Ces papiers d'Amérique(s) sont aussi à leur manière les papiers d'un jour.

Un journal, peut-être ? Un carnet, plus sûrement. Des notes et des impressions. Des textes gouvernés par la circonstance. Improvisés quand il faut. Mal écrits souvent, à la hâte ou sur le vif.

D’une intention encore mal éclaircie. Ils (se) cherchent moins quelque patronage littéraire qu'à découvrir cette intention.

Des papiers, encore. Drôle de matière. Moins emblème que dissonance, lorsqu’on les mesure à leurs ponctuations numériques. Il arrive toutefois qu'ils s’accordent avec le sens qu'ils possèdent en langue anglaise. Ils (re)deviennent alors une catégorie du discours.

Ce sont généralement plutôt des brèves, des citations ou des gloses. Des bouts d'expérience, qui deviennent par accident métaphores. Des morceaux d'actualité.
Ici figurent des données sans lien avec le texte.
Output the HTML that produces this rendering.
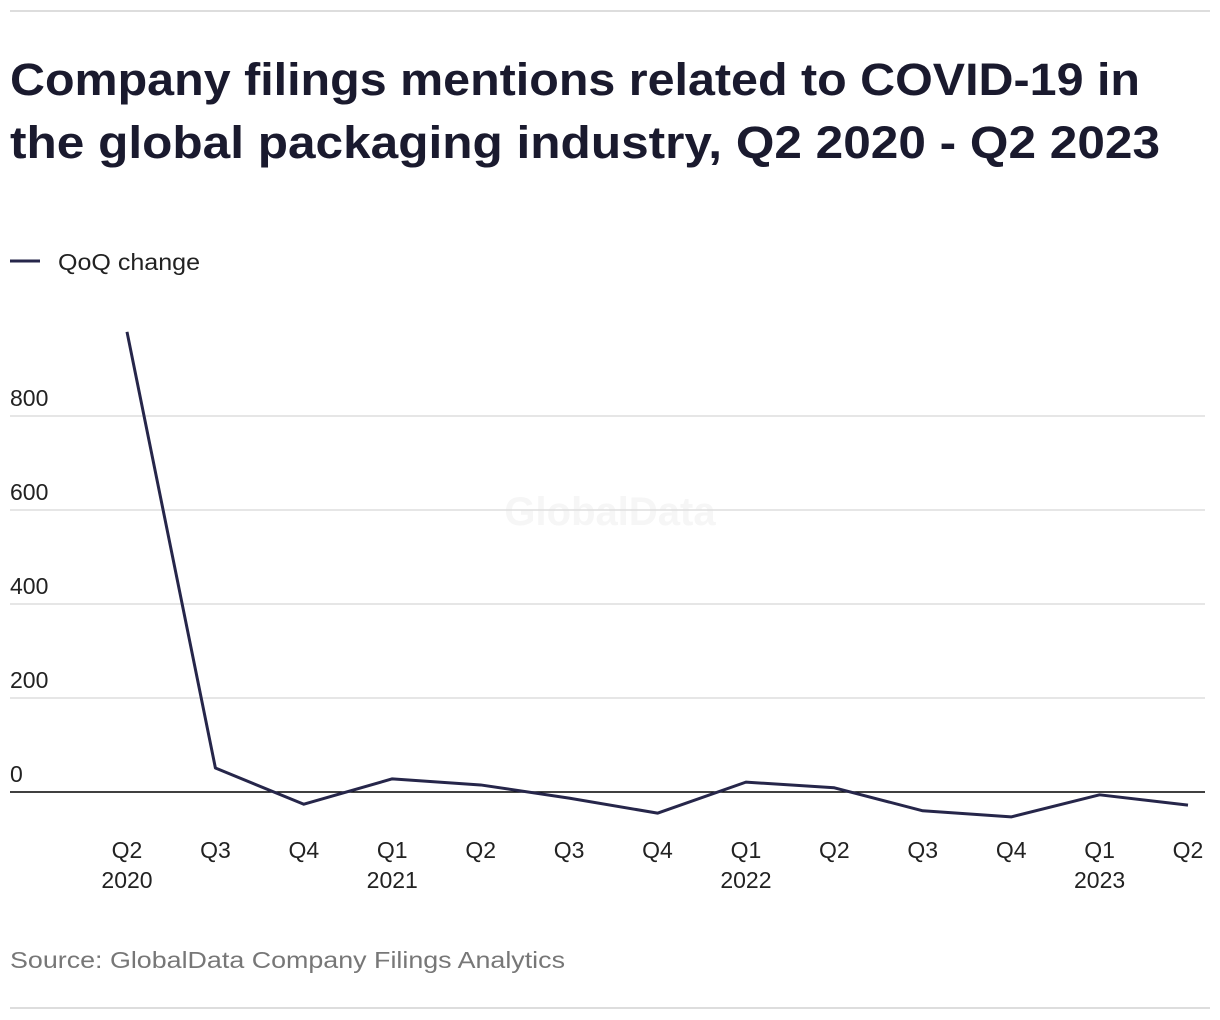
<!DOCTYPE html>
<html><head><meta charset="utf-8"><style>
body{margin:0;background:#fff;font-family:"Liberation Sans",sans-serif;}
svg{display:block}
</style></head><body>
<svg width="1220" height="1020">
<line x1="10" y1="11" x2="1210" y2="11" stroke="#ddd" stroke-width="2"/>
<text x="10" y="95" font-size="45" font-weight="bold" fill="#1a1a2e" textLength="1130" lengthAdjust="spacingAndGlyphs">Company filings mentions related to COVID-19 in</text>
<text x="10" y="158" font-size="45" font-weight="bold" fill="#1a1a2e" textLength="1150" lengthAdjust="spacingAndGlyphs">the global packaging industry, Q2 2020 - Q2 2023</text>
<line x1="10" y1="261" x2="40" y2="261" stroke="#26264a" stroke-width="3"/>
<text x="58" y="270" font-size="23" fill="#222" textLength="142" lengthAdjust="spacingAndGlyphs">QoQ change</text>
<text x="610" y="525" font-size="40" font-weight="bold" fill="#f6f6f6" text-anchor="middle">GlobalData</text>
<g id="grid"></g><g id="xl"></g>
<path id="line" fill="none" stroke="#26264a" stroke-width="3" stroke-linejoin="round"/>
<text x="10" y="968" font-size="23" fill="#777" textLength="555" lengthAdjust="spacingAndGlyphs">Source: GlobalData Company Filings Analytics</text>
<line x1="10" y1="1008" x2="1210" y2="1008" stroke="#ddd" stroke-width="2"/>
</svg>
<script>
const quarters=["Q2","Q3","Q4","Q1","Q2","Q3","Q4","Q1","Q2","Q3","Q4","Q1","Q2"];
const years=["2020","","","2021","","","","2022","","","","2023",""];
const values=[979,51,-26,28,15,-13,-45,21,9,-40,-53,-6,-28];
const yTicks=[0,200,400,600,800];
const NS="http://www.w3.org/2000/svg";
const x=i=>127+i*(1188-127)/(quarters.length-1);
const y=v=>792-v*0.47;
const g=document.getElementById('grid'),xl=document.getElementById('xl');
function mk(t,a,p){const e=document.createElementNS(NS,t);for(const k in a)e.setAttribute(k,a[k]);p.appendChild(e);return e;}
yTicks.forEach(v=>{
 const l=mk('line',{x1:10,x2:1205,y1:y(v),y2:y(v),stroke:v===0?'#000':'#ddd','stroke-width':1.5},g);
 
 
 const t=mk('text',{x:10,y:y(v)-10,'font-size':23,fill:'#222'},g);t.textContent=v;
 
 
});
quarters.forEach((q,i)=>{
 const t=mk('text',{x:x(i),y:858,'font-size':23,fill:'#222','text-anchor':'middle'},xl);t.textContent=q;
 
 
 if(years[i]){const u=mk('text',{x:x(i),y:888,'font-size':23,fill:'#222','text-anchor':'middle'},xl);u.textContent=years[i];
 
 }
});
document.getElementById('line').setAttribute('d',values.map((v,i)=>(i?'L':'M')+x(i)+','+y(v)).join(''));
</script>
</body></html>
Et pour tout dire, les digressions y occupent le centre.

Les dates qui leur répondent, aléatoires ou affectives, ne tiennent elles-mêmes que de fendre un peu des événements de nature très diverse, intimes ou publics, quelconques - incertains.

Pour l'essentiel, tout y est vu d'ici.

vendredi 8 janvier 2021

DU DÉSIGNATEUR AU PERFORMATIF

Un point simple à clarifier tourne autour de l’assimilation de « nègre » à une « insulte ». Pourquoi depuis le début cela fait difficulté à mes yeux.  Il y a la dimension pragmatique bien sûr que j’évoquais plus tôt. Mais il y a surtout une impropriété lexicale (ou métalexicale) plus élémentaire encore derrière cette qualification inexacte au plan linguistique. Là encore, la zone de confusion se situe entre une dénomination ou plus rigoureusement une désignation injurieuse, dégradante, humiliante (incontestablement) – celle qui fait de « nègre » un sujet parlé – l’altérité muette dont j’ai déjà parlé – le délocuté des cultures blanches dominantes – et qui rend de fait justice à l’argument d’Achille Mbembe autour de ce qu’il appelle un « sujet de race » dans sa Critique de la raison nègre (ou au premier mouvement d’individuation historique fondée sur l’oppression et la déprédation, etc.) ;  donc, amalgame entre cette désignation et un acte du langage (ce qu’est véritablement une insulte au même titre qu’un ordre, une promesse, etc.), lequel suppose une énonciation, des sujets qui la produisent et la reçoivent, un contexte discursif, etc. – le signe s’ouvrant au régime des emplois et des valeurs (ce qui par ailleurs ouvre la possibilité du deuxième volet, l’individuation repérée par Mbembe, individuation critique et même polémique et subversive – la revendication du désignateur en contre-insulte par les communautés, les activistes, etc., c’est-à-dire le performatif éthico-politique au fond).